All of the dropshippers I spoke with for this story feel that they are living on borrowed time. They tell me that Facebook is becoming hostile to dropshippers, and ad spend is going up. “So many scammy people have come through, and Facebook wants people to stay online and trust the advertisements,” Louden says. (Facebook would not comment specifically on dropshipping, saying only that products sold on the platform must comply with its policies.)

Francisco J Sánchez-Vellvé, a lecturer at CES Cardenal Cisneros in Madrid, says that dropshipping is full of drawbacks: it’s typically hard to get good SEO positioning on Google if your main marketing channel is through Facebook, margins are too narrow for comfort, and high rates of product returns make it tough to make money. As dropshipping is seen to be less profitable, the knives come out: watch out for the other dropshippers who’ll steal your product, copy your video, or clone your store.

Some dropshippers are shuttering their stores, and shipping out. Louden is one of them. Despite the fact that he’s earning executive-level pay while wearing boardshorts, he wants to leave dropshipping behind. He's aware that even the most successful dropshipping store will eventually run out of steam: when the cost of Facebook advertising increases beyond your marketing spend, you're done. “At the end of this year, we’re probably done with dropshipping,” he says. “I want to build brands – actual ones – that provide value to people.”
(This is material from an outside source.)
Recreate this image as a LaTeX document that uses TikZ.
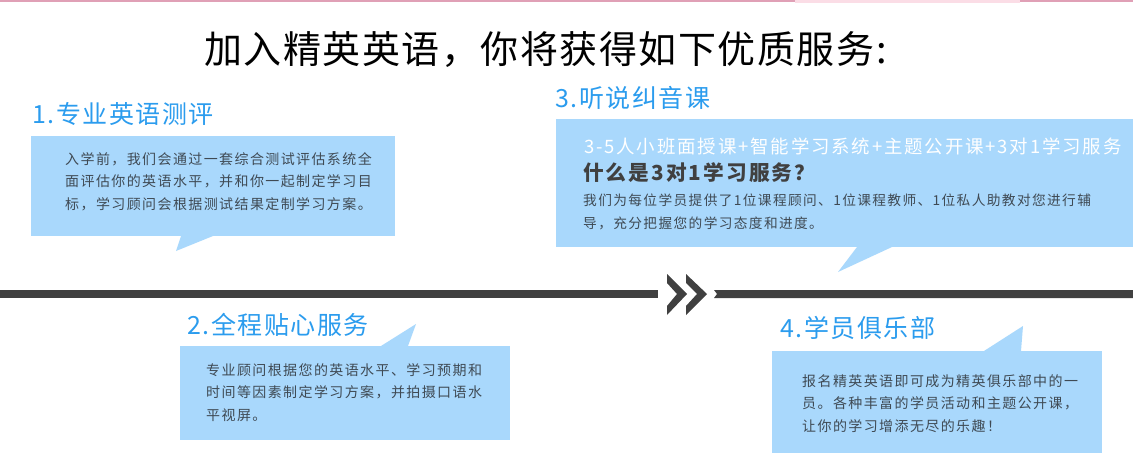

I’m reminded of a comment one of the statue-men made amid the ice baths and steam rooms of Amo Spa. I’d asked him if he was a dropshipper, and he’d laughed and said that he wasn’t any more: “I’m doing something ethical.”

Meanwhile, kids keep washing up in Canggu with baggage tags on their backpacks and dollar signs in their eyes, dreaming of making it big. They’re prospecting for gold amongst the melon ballers and avocado slicers of AliExpress – throwing junk at the internet and hoping some of it sticks.